Wednesday, September 28, 2011

growing pains...

if love becomes so painful, let it go and save yourself.  you can find another love but not another self ~Unknown

i pulled this from a friend's facebook page. 

if you read my blog then you are aware that my blissful relationship has taken a sour turn.  i am calling it growing pains.  we all have them.  i think they are unavoidable.  there are tons of growing pains in relationships, whether that be in a business relationship, with your best friend, your parents, your children,  your life partner, or even yourself.   how we face, deal and move past them can determine our success. 

i am not an expert in relationships.  in fact i am very green around the gills when it comes to a functioning adult relationship.  i actively participated in a very dysfunctional marriage.  i don't want to make the same mistakes that i made before, but i find myself falling into old patterns.  it is frustrating to be able to recognize that you are repeating history, but seem unable to do it differently.

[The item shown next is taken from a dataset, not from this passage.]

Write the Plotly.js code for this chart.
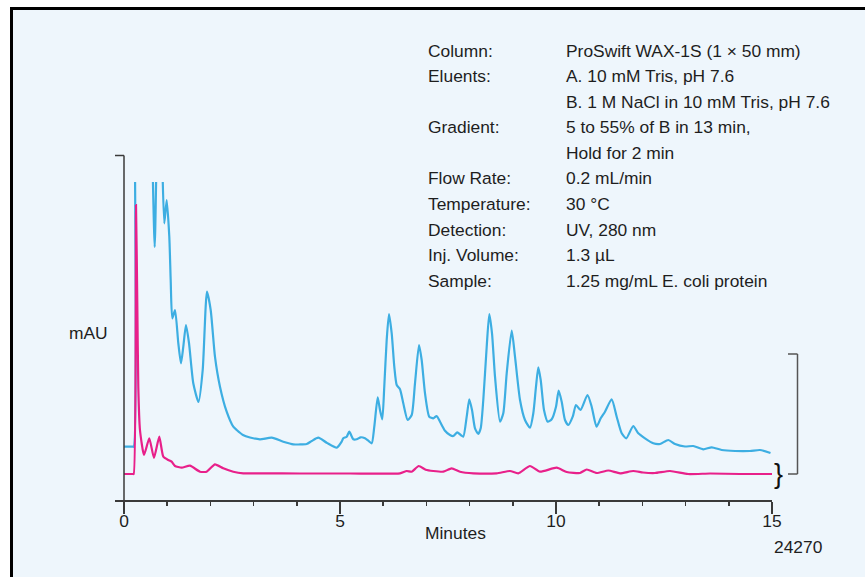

i think i approach situations from a very rational logical perspective.  for some reason when i am faced with a "make or break", i throw all my rationale out the window and my perspective gets all foggy.  the end result, i end up agreeing to something that i know doesn't work for me.  this drives me completely bananas.  a character trait that i absolutely can't stand about myself, but seeing as how i am 35 and have done this ever since i can remember, i don't see this changing anytime soon, sigh.

so how can i ease these growing pains?  when my kids bodies are growing i give them tylenol.  i don't think this works for the psyche.  some would say pray about it, others say find an outlet like working out, find a hobby, see a therapist...i don't know the options seem endless.  for me, finding a way to deal is often times just as overwhelming as actually dealing. 

i have my "sounding boards", the people in my life who i tell everything to, because i am a person that typically needs to "talk it out", listen to my voice or see it written from a hundred different perspectives before i can wrap my head around the issue and make sense of it.  these select people have different backgrounds and they are of different genders, but they all have an interesting perspective on things.  i don't want them to tell me what i want to hear, because that is counter productive.  i rely on them for their objective view as an outsider.  they usually don't agree and give me very different advice, but in this case, they are all in agreeance. 

so why have i dug my heels in?  why have i taken the advice of my sounding boards, tossed it out the window and stood my ground defiantly?  a few weeks back i wrote about not being able to make a decision and just waiting to see what happens, standing at the intersection of uncertainty.  i reread that post yesterday and realized i am not any closer to making a decision.  each choice i have (walking away or trudging forward) comes with big consequences.  neither of which i am ready to make let alone face.   

and here is what i am learning, that while i have been standing at the intersection wondering what to do he has been there too, at the same intersection trying to make the same decision.  we have been on opposite sides of that intersection.  we have said some unfair things to each other, stomped our feet, shed some tears, threw our hands up the in air and then sat down.  neither of us refusing to budge, neither of us willing to make a decision of what to do, basically we are just staring each other down.

through the process of our temper tantrum we are growing as a couple and learning about each other's strengths and weaknesses...growing pains. the process isn't fun, but it is necessary.  when i do get to a point where i can commit to a path i will have gained at least one thing...more knowledge about myself.  which i think is priceless. 












1 comment:

ShellmyBelle said...

Heather, I am a silent reader of your blogs. I always find it interesting to see the inner workings of anothers mind, and then of course, compare it to my own. :) You remind me very much of my own self. i know your going thru a tuff time right now, and I feel that I have had similar struggles in my life. I recently read about Byron Katie. I am NOT one of those people who buy into self help stuff, but for whatever reason the few things I read stuck with me, rather, it made "Light bulb" sense to me. I thought Id throw the name your way. Good luck, love.